I'll admit we could do better here, especially if the world changed such that mutating constants was considered proper and advisable. But until that happens, we have again managed to eliminate hash lookups by caching values based on a (hopefully rarely modified) global serial number.

The Others

I did not go into the others because the solutions are either simple or not particularly interesting.

Local variables in any sane language (flame on!) are statically determinable at parse/compile time (rather than being dynamically scoped or determined at runtime). In JRuby, Ruby 1.9.3, and Rubinius, local variables are in all cases a simple tuple of offset into an execution frame and some depth at which to find the appropriate frame in the case of closures.

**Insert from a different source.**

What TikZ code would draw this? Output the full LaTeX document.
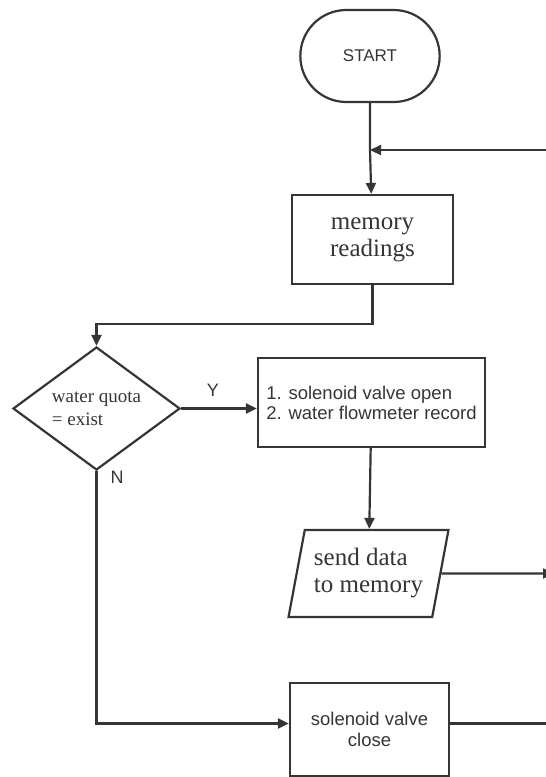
\documentclass[tikz,border=0pt]{standalone}
\usepackage{fontspec}
\setmainfont{Liberation Serif}
\setsansfont{Liberation Sans}
\usepackage{xcolor}
\usetikzlibrary{arrows.meta,positioning,shapes.geometric,shapes.misc}
\definecolor{ink}{HTML}{353535}

\begin{document}
\begin{tikzpicture}[
    x=1pt, y=-1pt,
    terminal/.style={rounded rectangle, draw=ink, line width=2.2pt, minimum width=146pt,
                     minimum height=92pt, text=ink, font=\sffamily\fontsize{17}{20}\selectfont},
    process/.style={rectangle, draw=ink, line width=2.2pt, text=ink},
    decision/.style={diamond, draw=ink, line width=2.2pt, inner sep=0pt, minimum width=167pt,
                     minimum height=81pt, align=left, text=ink,
                     font=\fontsize{19}{23}\selectfont},
    io/.style={trapezium, trapezium left angle=75, trapezium right angle=105,
               trapezium stretches=true, draw=ink, line width=2.2pt, inner sep=2pt,
               minimum width=160pt, minimum height=87pt, align=left, text=ink,
               font=\fontsize{25}{27}\selectfont},
    arrow/.style={-{Triangle[length=11pt,width=10pt]}, draw=ink, line width=2.2pt},
    line/.style={draw=ink, line width=2.2pt},
    yesno/.style={text=ink, font=\sffamily\fontsize{18}{20}\selectfont}
]
\useasboundingbox (0,0) rectangle (546,777);

% Start and reading
\node[terminal] (start) at (370,56) {START};
\coordinate (join) at (370,150);
\node[process, minimum width=161pt, minimum height=89pt, align=center,
      font=\fontsize{25}{27}\selectfont] (mem) at (372.5,239.5) {memory\\readings};

% Quota check
\node[decision] (dec) at (96.5,408.5) {water quota\\= exist};
\node[process, minimum width=227pt, minimum height=89pt, align=left,
      font=\sffamily\fontsize{18.5}{20}\selectfont] (open) at (371.5,402.5)
      {1. solenoid valve open\\2. water flowmeter record};
\node[io] (send) at (368.5,573.5) {send data\\to memory};
\node[process, minimum width=159pt, minimum height=93pt, align=center,
      font=\sffamily\fontsize{18.5}{21}\selectfont] (close) at (369.5,729.5)
      {solenoid valve\\close};

% Loose ends running off to the right
\coordinate (back) at (550,150);
\coordinate (out) at (554,573.5);
\coordinate (closeout) at (550,723.5);

% Branch labels
\node[yesno] (yes) at (213,390) {Y};
\node[yesno] (no) at (117,477) {N};

% Arrows
\draw[line] (start) -- (join);
\draw[arrow] (join) -- (mem);
\draw[arrow] (back) -- (join);
\draw[arrow] (mem.south) -- ++(0,38.5) -| (dec.north);
\draw[arrow] (dec.east) -- (dec.east -| open.west);
\draw[arrow] (open) -- (send);
\draw[arrow] (send.east) -- (out);
\draw[arrow] (dec.south) |- ([yshift=6pt]close.west);
\draw[line] ([yshift=6pt]close.east) -- (closeout);

\end{tikzpicture}
\end{document}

Global variables are largely discouraged, and usually only accessed at boot time to prepare more locally-defined values (e.g. configuration or environment variable access). In JRuby, we have experimented with mechanisms to cache global variable accessor logic in a way similar to instance variable accessors, but it turned out to be so rarely useful that we never shipped it.

Ruby also has another type of variable called a "class variable", which follows lookup rules almost identical to methods. We don't currently optimize these in JRuby, but it's on my to-do list.

Final Words

There are of course many other ways to avoid hash lookups, with probably the most robust and ambitious being code generation. Ruby developers, JIT compiler writers, and library authors have all used code generation to take what is a mostly-static lookup table and turn it into actually-static code. But you must be careful here to not fall into the trap of simply stuffing your hash logic into a switch table; you're still doing a calculation and some kind of indirection (memory dereference or code jump) to get to your target. Analyze the situation and figure out what immutable truths there are you can exploit, and you too can avoid the evils of hashes.